◆ EXERCISE BRIEF
Please output every line of the material as it stands, without the pictures.

◆ DATA
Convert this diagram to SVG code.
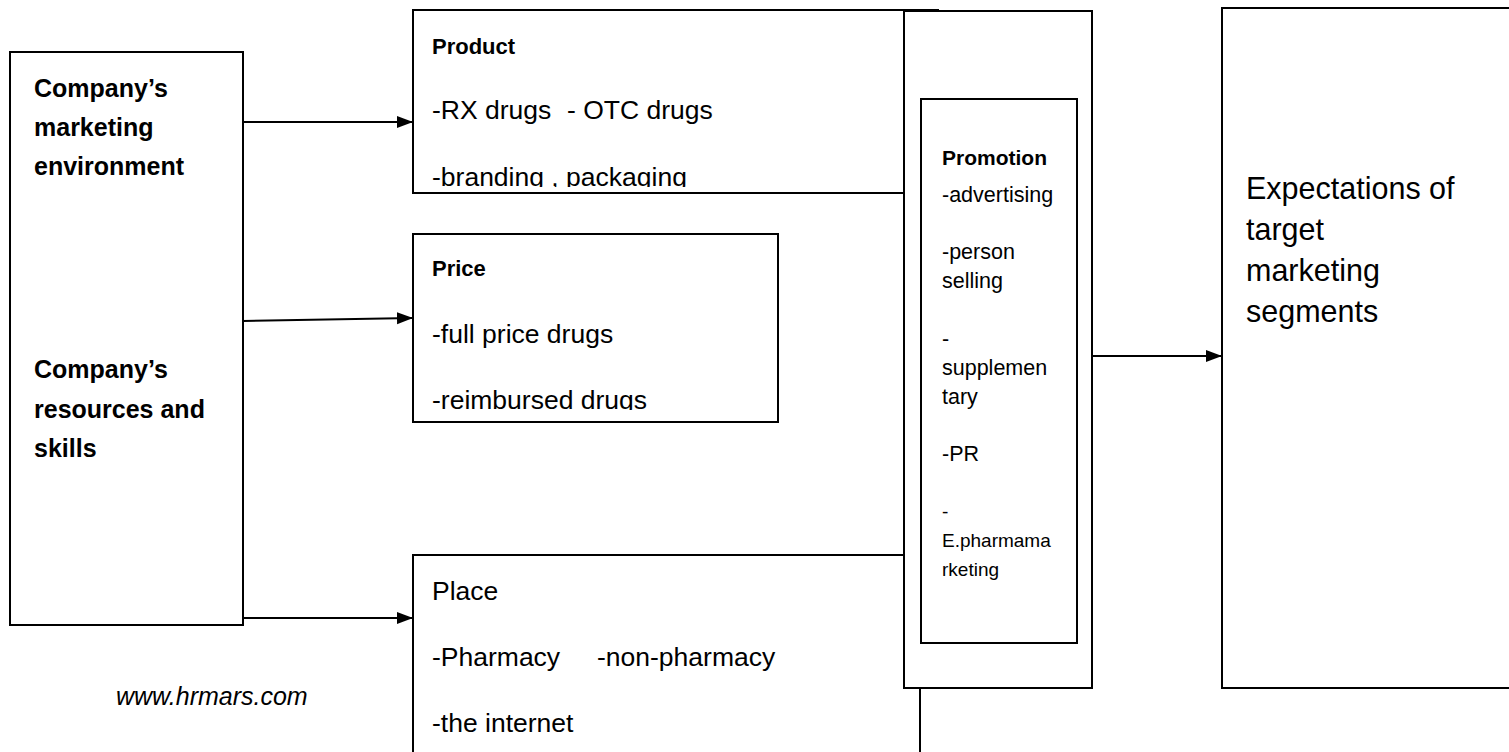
<svg xmlns="http://www.w3.org/2000/svg" width="1509" height="752" viewBox="0 0 1509 752">
<style>
  .box{fill:#fff;stroke:#000;stroke-width:2}
  .t{font-family:"Liberation Sans",Arial,sans-serif;fill:#000}
  .body{font-size:26.5px}
  .head{font-size:22px;font-weight:bold}
  .lb{font-size:25px;font-weight:bold}
  .pr{font-size:21.5px}
  .prh{font-size:21px;font-weight:bold}
  .prs{font-size:19px}
  .exp{font-size:30.5px}
  .url{font-size:25px;font-style:italic}
  .conn{stroke:#000;stroke-width:2;fill:none}
</style>
<defs>
  <marker id="ah" markerUnits="userSpaceOnUse" markerWidth="16" markerHeight="13" refX="16" refY="6.5" orient="auto" viewBox="0 0 16 13">
    <path d="M0,0.5 L16,6.5 L0,12.5 z" fill="#000"/>
  </marker>
  <clipPath id="cProd"><rect x="413" y="10" width="491" height="177"/></clipPath>
  <clipPath id="cPrice"><rect x="413" y="234" width="365" height="176"/></clipPath>
</defs>

<g id="place">
  <rect class="box" x="413" y="555" width="507" height="220"/>
  <text class="t body" x="432" y="600">Place</text>
  <text class="t body" y="666"><tspan x="432">-Pharmacy</tspan><tspan x="597">-non-pharmacy</tspan></text>
  <text class="t body" x="432" y="732">-the internet</text>
</g>

<g id="product">
  <rect class="box" x="413" y="10" width="525" height="183"/>
  <g clip-path="url(#cProd)">
    <text class="t head" x="432" y="54">Product</text>
    <text class="t body" y="119"><tspan x="432">-RX drugs</tspan><tspan x="567">- OTC drugs</tspan></text>
    <text class="t body" x="432" y="186">-branding , packaging</text>
  </g>
</g>

<g id="price">
  <rect class="box" x="413" y="234" width="365" height="188"/>
  <g clip-path="url(#cPrice)">
    <text class="t head" x="432" y="276">Price</text>
    <text class="t body" x="432" y="343">-full price drugs</text>
    <text class="t body" x="432" y="409">-reimbursed drugs</text>
  </g>
</g>

<g id="promotion">
  <rect class="box" x="904" y="11" width="188" height="677"/>
  <rect class="box" x="921" y="99" width="156" height="544"/>
  <text class="t prh" x="942" y="165">Promotion</text>
  <text class="t pr" x="942" y="202">-advertising</text>
  <text class="t pr" x="942" y="259">-person</text>
  <text class="t pr" x="942" y="288">selling</text>
  <text class="t pr" x="942" y="346">-</text>
  <text class="t pr" x="942" y="375">supplemen</text>
  <text class="t pr" x="942" y="404">tary</text>
  <text class="t pr" x="942" y="461">-PR</text>
  <text class="t prs" x="942" y="518">-</text>
  <text class="t prs" x="942" y="547">E.pharmama</text>
  <text class="t prs" x="942" y="576">rketing</text>
</g>

<g id="expectations">
  <rect class="box" x="1222" y="8" width="300" height="680"/>
  <text class="t exp" x="1246" y="199">Expectations of</text>
  <text class="t exp" x="1246" y="240">target</text>
  <text class="t exp" x="1246" y="281">marketing</text>
  <text class="t exp" x="1246" y="322">segments</text>
</g>

<g id="company">
  <rect class="box" x="10" y="52" width="233" height="573"/>
  <text class="t lb" x="34" y="97">Company’s</text>
  <text class="t lb" x="34" y="136">marketing</text>
  <text class="t lb" x="34" y="175">environment</text>
  <text class="t lb" x="34" y="378">Company’s</text>
  <text class="t lb" x="34" y="418">resources and</text>
  <text class="t lb" x="34" y="457">skills</text>
</g>

<g id="source">
  <text class="t url" x="116" y="705">www.hrmars.com</text>
</g>

<g id="connectors">
  <line class="conn" x1="243" y1="122" x2="413" y2="122" marker-end="url(#ah)"/>
  <line class="conn" x1="243" y1="321" x2="413" y2="318" marker-end="url(#ah)"/>
  <line class="conn" x1="243" y1="618" x2="413" y2="618" marker-end="url(#ah)"/>
  <line class="conn" x1="1092" y1="356" x2="1222" y2="356" marker-end="url(#ah)"/>
</g>
</svg>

◆ SOLUTION
Convert this diagram to SVG code.
<svg xmlns="http://www.w3.org/2000/svg" width="1509" height="752" viewBox="0 0 1509 752">
<style>
  .box{fill:#fff;stroke:#000;stroke-width:2}
  .t{font-family:"Liberation Sans",Arial,sans-serif;fill:#000}
  .body{font-size:26.5px}
  .head{font-size:22px;font-weight:bold}
  .lb{font-size:25px;font-weight:bold}
  .pr{font-size:21.5px}
  .prh{font-size:21px;font-weight:bold}
  .prs{font-size:19px}
  .exp{font-size:30.5px}
  .url{font-size:25px;font-style:italic}
  .conn{stroke:#000;stroke-width:2;fill:none}
</style>
<defs>
  <marker id="ah" markerUnits="userSpaceOnUse" markerWidth="16" markerHeight="13" refX="16" refY="6.5" orient="auto" viewBox="0 0 16 13">
    <path d="M0,0.5 L16,6.5 L0,12.5 z" fill="#000"/>
  </marker>
  <clipPath id="cProd"><rect x="413" y="10" width="491" height="177"/></clipPath>
  <clipPath id="cPrice"><rect x="413" y="234" width="365" height="176"/></clipPath>
</defs>

<g id="place">
  <rect class="box" x="413" y="555" width="507" height="220"/>
  <text class="t body" x="432" y="600">Place</text>
  <text class="t body" y="666"><tspan x="432">-Pharmacy</tspan><tspan x="597">-non-pharmacy</tspan></text>
  <text class="t body" x="432" y="732">-the internet</text>
</g>

<g id="product">
  <rect class="box" x="413" y="10" width="525" height="183"/>
  <g clip-path="url(#cProd)">
    <text class="t head" x="432" y="54">Product</text>
    <text class="t body" y="119"><tspan x="432">-RX drugs</tspan><tspan x="567">- OTC drugs</tspan></text>
    <text class="t body" x="432" y="186">-branding , packaging</text>
  </g>
</g>

<g id="price">
  <rect class="box" x="413" y="234" width="365" height="188"/>
  <g clip-path="url(#cPrice)">
    <text class="t head" x="432" y="276">Price</text>
    <text class="t body" x="432" y="343">-full price drugs</text>
    <text class="t body" x="432" y="409">-reimbursed drugs</text>
  </g>
</g>

<g id="promotion">
  <rect class="box" x="904" y="11" width="188" height="677"/>
  <rect class="box" x="921" y="99" width="156" height="544"/>
  <text class="t prh" x="942" y="165">Promotion</text>
  <text class="t pr" x="942" y="202">-advertising</text>
  <text class="t pr" x="942" y="259">-person</text>
  <text class="t pr" x="942" y="288">selling</text>
  <text class="t pr" x="942" y="346">-</text>
  <text class="t pr" x="942" y="375">supplemen</text>
  <text class="t pr" x="942" y="404">tary</text>
  <text class="t pr" x="942" y="461">-PR</text>
  <text class="t prs" x="942" y="518">-</text>
  <text class="t prs" x="942" y="547">E.pharmama</text>
  <text class="t prs" x="942" y="576">rketing</text>
</g>

<g id="expectations">
  <rect class="box" x="1222" y="8" width="300" height="680"/>
  <text class="t exp" x="1246" y="199">Expectations of</text>
  <text class="t exp" x="1246" y="240">target</text>
  <text class="t exp" x="1246" y="281">marketing</text>
  <text class="t exp" x="1246" y="322">segments</text>
</g>

<g id="company">
  <rect class="box" x="10" y="52" width="233" height="573"/>
  <text class="t lb" x="34" y="97">Company’s</text>
  <text class="t lb" x="34" y="136">marketing</text>
  <text class="t lb" x="34" y="175">environment</text>
  <text class="t lb" x="34" y="378">Company’s</text>
  <text class="t lb" x="34" y="418">resources and</text>
  <text class="t lb" x="34" y="457">skills</text>
</g>

<g id="source">
  <text class="t url" x="116" y="705">www.hrmars.com</text>
</g>

<g id="connectors">
  <line class="conn" x1="243" y1="122" x2="413" y2="122" marker-end="url(#ah)"/>
  <line class="conn" x1="243" y1="321" x2="413" y2="318" marker-end="url(#ah)"/>
  <line class="conn" x1="243" y1="618" x2="413" y2="618" marker-end="url(#ah)"/>
  <line class="conn" x1="1092" y1="356" x2="1222" y2="356" marker-end="url(#ah)"/>
</g>
</svg>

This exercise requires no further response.